▶ Exercise
Drop every picture, then transcribe the remaining data exactly.
[Begin]
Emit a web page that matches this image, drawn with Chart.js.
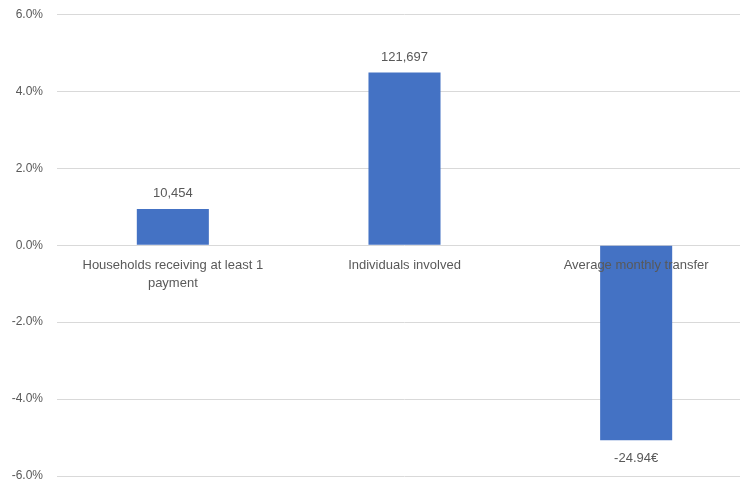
<!DOCTYPE html>
<html>
<head>
<meta charset="utf-8">
<script src="https://cdn.jsdelivr.net/npm/chart.js@4"></script>
<style>
  html, body { margin: 0; padding: 0; background: #fff; overflow: hidden; }
  #wrap { width: 752px; height: 484px; }
</style>
</head>
<body>
<div id="wrap"><canvas id="c" width="752" height="484"></canvas></div>
<script>
const categories = [["Households receiving at least 1", "payment"], "Individuals involved", "Average monthly transfer"];
const changePct = [0.945, 4.49, -5.07];
const valueLabels = ["10,454", "121,697", "-24.94€"];
const yTicks = [-6, -4, -2, 0, 2, 4, 6];

const TEXT = '#595959';
const FONT = 'Liberation Sans';

const dataLabelPlugin = {
  id: 'dataLabels',
  afterDatasetsDraw(chart) {
    const ctx = chart.ctx;
    const meta = chart.getDatasetMeta(0);
    ctx.save();
    ctx.font = '13px "' + FONT + '"';
    ctx.fillStyle = TEXT;
    ctx.textAlign = 'center';
    ctx.textBaseline = 'middle';
    meta.data.forEach((bar, i) => {
      const v = changePct[i];
      const y = v >= 0 ? bar.y - 15.5 : bar.y + 18;
      ctx.fillText(valueLabels[i], bar.x, y);
    });
    ctx.restore();
  }
};

new Chart(document.getElementById('c'), {
  type: 'bar',
  data: {
    labels: categories,
    datasets: [{
      data: changePct,
      backgroundColor: '#4472C4',
      borderWidth: 0,
      categoryPercentage: 1,
      barPercentage: 0.311
    }]
  },
  options: {
    responsive: false,
    animation: false,
    layout: { padding: { top: 14.5, bottom: 8, left: 0, right: 0 } },
    plugins: { legend: { display: false }, tooltip: { enabled: false } },
    scales: {
      x: {
        position: { y: 0 },
        afterFit(scale) { scale.height = 0; },
        grid: { display: false, drawTicks: false },
        border: { display: false },
        ticks: {
          z: 1,
          autoSkip: false, maxRotation: 0, minRotation: 0,
          color: TEXT, padding: 11,
          font: { family: FONT, size: 13, lineHeight: 1.38 }
        }
      },
      y: {
        min: -6, max: 6,
        afterFit(scale) { scale.width = 57; },
        afterBuildTicks(scale) { scale.ticks = yTicks.map(v => ({ value: v })); },
        grid: { color: '#D9D9D9', lineWidth: 1, drawTicks: true, tickLength: 14, tickColor: 'rgba(0,0,0,0)' },
        border: { display: false },
        ticks: {
          color: TEXT, padding: 0,
          font: { family: FONT, size: 12 },
          callback: v => v.toFixed(1) + '%'
        }
      }
    }
  },
  plugins: [dataLabelPlugin]
});
</script>
</body>
</html>
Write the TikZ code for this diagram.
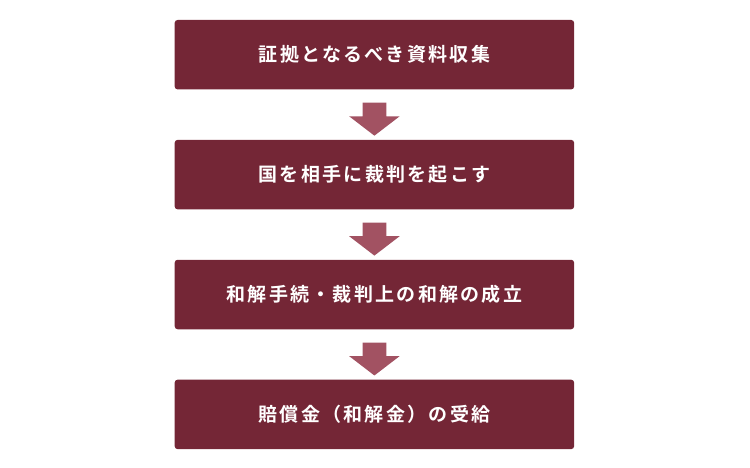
[End]
▶ Exercise response
Emit a web page that matches this image, drawn with Chart.js.
<!DOCTYPE html>
<html>
<head>
<meta charset="utf-8">
<script src="https://cdn.jsdelivr.net/npm/chart.js@4"></script>
<style>
  html, body { margin: 0; padding: 0; background: #fff; overflow: hidden; }
  #wrap { width: 752px; height: 484px; }
</style>
</head>
<body>
<div id="wrap"><canvas id="c" width="752" height="484"></canvas></div>
<script>
const categories = [["Households receiving at least 1", "payment"], "Individuals involved", "Average monthly transfer"];
const changePct = [0.945, 4.49, -5.07];
const valueLabels = ["10,454", "121,697", "-24.94€"];
const yTicks = [-6, -4, -2, 0, 2, 4, 6];

const TEXT = '#595959';
const FONT = 'Liberation Sans';

const dataLabelPlugin = {
  id: 'dataLabels',
  afterDatasetsDraw(chart) {
    const ctx = chart.ctx;
    const meta = chart.getDatasetMeta(0);
    ctx.save();
    ctx.font = '13px "' + FONT + '"';
    ctx.fillStyle = TEXT;
    ctx.textAlign = 'center';
    ctx.textBaseline = 'middle';
    meta.data.forEach((bar, i) => {
      const v = changePct[i];
      const y = v >= 0 ? bar.y - 15.5 : bar.y + 18;
      ctx.fillText(valueLabels[i], bar.x, y);
    });
    ctx.restore();
  }
};

new Chart(document.getElementById('c'), {
  type: 'bar',
  data: {
    labels: categories,
    datasets: [{
      data: changePct,
      backgroundColor: '#4472C4',
      borderWidth: 0,
      categoryPercentage: 1,
      barPercentage: 0.311
    }]
  },
  options: {
    responsive: false,
    animation: false,
    layout: { padding: { top: 14.5, bottom: 8, left: 0, right: 0 } },
    plugins: { legend: { display: false }, tooltip: { enabled: false } },
    scales: {
      x: {
        position: { y: 0 },
        afterFit(scale) { scale.height = 0; },
        grid: { display: false, drawTicks: false },
        border: { display: false },
        ticks: {
          z: 1,
          autoSkip: false, maxRotation: 0, minRotation: 0,
          color: TEXT, padding: 11,
          font: { family: FONT, size: 13, lineHeight: 1.38 }
        }
      },
      y: {
        min: -6, max: 6,
        afterFit(scale) { scale.width = 57; },
        afterBuildTicks(scale) { scale.ticks = yTicks.map(v => ({ value: v })); },
        grid: { color: '#D9D9D9', lineWidth: 1, drawTicks: true, tickLength: 14, tickColor: 'rgba(0,0,0,0)' },
        border: { display: false },
        ticks: {
          color: TEXT, padding: 0,
          font: { family: FONT, size: 12 },
          callback: v => v.toFixed(1) + '%'
        }
      }
    }
  },
  plugins: [dataLabelPlugin]
});
</script>
</body>
</html>
Write the TikZ code for this diagram.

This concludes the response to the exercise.